The summer of 1956 was a watershed summer in that I was presented with the first of my nisionot (nisionos for yeshivisha pronunciation) in how deep my commitment to Jewish observance ran. Not that I want to compare myself to Abraham’s 10 nisionos, which he passed with flying colors, nevertheless and unlike father Abraham I was truly challenged with this first one because of the sheer will power demanded of me. It was expected of me by generations of Jews who came before me who martyred their lives “leshem shamayim” (for the sake of heaven), to withstand the temptation to eat a Twinkie knowing that it was my god given right and that of every American kid to snack on them. Some other products at the time, which hadn’t had hechsherim, you could get away with, because everyone knew that the products were kosher, like Hershey’s Chocolate. Even the name sounded Jewish. Twinkies, on the other hand sounded American, looked treif and in fact was glatt treif. There was no away around this, no rationalization, no excuse. It was universally accepted that they were treif. There was no dissension on this, not even from the most modern of the rabbanim in Albany Park. Animal fat listed in the ingredients, which undoubtedly made them irresistible hardly came from a kosher slaughtered bovine creation.
I was only nine years old and like any other cosmopolitan kid living in Albany Park I had been to the local soda stores, news stands and groceries where Twinkies were readily available. They were always positioned next to the other iconic Hostess product: Hostess Cupcakes. But it was always the Twinkies that winked at me as I stood a foot away staring at the packaging, wondering what that first bite would taste like. To tell the truth, the Hostess Cupcakes never tempted me. They always looked plastic, too perfect, too smooth, evenly lined up with their paper lining, never, ever spilling over, like the sumptuous cupcakes that were home baked -- uneven, textured and too voluminous for the paper lining. Every time I saw a Twinkie, my mouth started watering, wondering why it had to be treif. As difficult as it was to turn away from the food stand where they were so prominently displayed, it wasn’t impossible. Avraham Avenu would have been proud – although I often wandered which of his ten tests would have been comparable. Perhaps it would have been number 5 according to Rashi or number 3 according to the Rambam. Either way I felt my commitment was up there.
To my horror the real test didn’t come till I went to the Eugene Field day camp the summer of 1956 with my secular Jewish neighbor Jerry, who lived a few doors down. We used to bike around the neighborhood, but this would be our first excursion across Lawrence Ave down Ridgeway in the direction of Foster where the field house was located. Lunchtime on that first day at camp was the nisayon of my life, which I would rank up there with Avraham’s number 10 according to both Rashi and Rambam. On a park bench, my friend scarfed down his salami sandwich with a carton of milk, which seemed infinitely more appealing than my tuna fish sandwich. The shock came however when Jerry pulled out from his brown bag a package of Twinkies. I looked down at my dessert, which was a measly couple of home made chocolate chip cookies wrapped in left over creased aluminum foil that looked like it had been recycled for the past month. Then I looked over to Jerry’s Twinkies and my mouth began to water. He offered me one of his Twinkies and for a moment that seemed like an eternity I was tempted to reach out as Adam reached out and bit into the forbidden fruit. It was a painful moment, but in my youthful naïveté I understood that if I wouldn’t be able to withstand this major test I’d never be able to withstand any future temptation.

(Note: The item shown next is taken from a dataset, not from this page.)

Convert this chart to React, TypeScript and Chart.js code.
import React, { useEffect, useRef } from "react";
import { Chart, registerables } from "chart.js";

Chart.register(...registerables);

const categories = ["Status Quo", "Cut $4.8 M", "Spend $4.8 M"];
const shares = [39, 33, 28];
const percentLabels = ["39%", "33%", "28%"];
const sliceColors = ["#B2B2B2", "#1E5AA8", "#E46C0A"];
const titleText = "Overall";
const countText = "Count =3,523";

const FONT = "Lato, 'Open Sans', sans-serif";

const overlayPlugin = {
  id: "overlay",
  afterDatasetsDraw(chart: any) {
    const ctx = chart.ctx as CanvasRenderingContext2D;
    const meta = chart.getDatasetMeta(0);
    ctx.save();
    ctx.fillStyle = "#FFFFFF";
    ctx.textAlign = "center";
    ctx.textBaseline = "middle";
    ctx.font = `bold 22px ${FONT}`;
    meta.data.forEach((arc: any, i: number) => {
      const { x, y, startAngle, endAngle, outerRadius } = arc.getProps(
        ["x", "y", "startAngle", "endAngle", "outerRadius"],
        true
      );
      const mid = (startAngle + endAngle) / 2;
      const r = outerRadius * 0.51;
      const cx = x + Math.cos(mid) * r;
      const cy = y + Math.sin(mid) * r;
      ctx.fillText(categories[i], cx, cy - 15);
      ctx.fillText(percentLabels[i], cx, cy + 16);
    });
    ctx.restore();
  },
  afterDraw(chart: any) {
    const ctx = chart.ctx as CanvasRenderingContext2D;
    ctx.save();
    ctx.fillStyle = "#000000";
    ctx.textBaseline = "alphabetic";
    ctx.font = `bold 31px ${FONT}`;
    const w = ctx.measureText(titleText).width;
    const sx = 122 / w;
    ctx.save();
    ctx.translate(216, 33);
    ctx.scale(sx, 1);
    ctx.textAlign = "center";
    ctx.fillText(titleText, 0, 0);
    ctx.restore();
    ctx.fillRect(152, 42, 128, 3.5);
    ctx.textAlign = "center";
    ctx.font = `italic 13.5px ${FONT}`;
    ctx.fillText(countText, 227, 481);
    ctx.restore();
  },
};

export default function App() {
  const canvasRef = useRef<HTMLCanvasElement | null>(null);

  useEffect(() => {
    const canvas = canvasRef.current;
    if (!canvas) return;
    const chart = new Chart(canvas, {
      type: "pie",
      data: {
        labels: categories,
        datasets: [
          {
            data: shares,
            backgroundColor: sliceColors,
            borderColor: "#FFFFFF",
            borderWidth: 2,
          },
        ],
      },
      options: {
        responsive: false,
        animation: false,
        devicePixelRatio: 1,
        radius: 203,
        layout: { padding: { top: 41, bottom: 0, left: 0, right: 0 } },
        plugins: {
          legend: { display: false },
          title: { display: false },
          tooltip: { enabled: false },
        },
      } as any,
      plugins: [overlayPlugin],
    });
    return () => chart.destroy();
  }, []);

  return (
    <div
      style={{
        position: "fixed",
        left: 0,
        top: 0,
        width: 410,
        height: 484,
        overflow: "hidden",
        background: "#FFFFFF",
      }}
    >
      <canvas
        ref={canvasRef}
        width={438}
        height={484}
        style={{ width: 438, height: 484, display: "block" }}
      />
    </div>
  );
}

The summer of 1956 was indeed a watershed, an apt introduction into the world where choices are presented and decisions made. I never ate a Twinkie, but the irony of it all is that I was disturbed by the news last week that Hostess Company has filed for bankruptcy and the future of the Twinkies product is uncertain. My entire conscious life has been hitherto accompanied by certain guideposts that have provided me with comfort zones as I move through life. These iconic images and products that have accompanied me through my journey are slowly disappearing which incidentally casts a shadow on my own mortality. From the time I was nine years old till today I could enter any super market anywhere in America and eyeball a package of Twinkies. It makes me feel good, comfortable and safe even though I never ate one. Its something like the Israeli meat product “loof” (equivalent to American spam), a staple of the army field rations that has been around since before the establishment of the State, giving it an iconic status. That, too, has disappeared to my great consternation. Perhaps it could be said what Israelis feel about the loss of loof I feel about the imminent disappearance of Twinkies from the American culinary landscape. America without Twinkies is like Israel without loof. It just can’t be!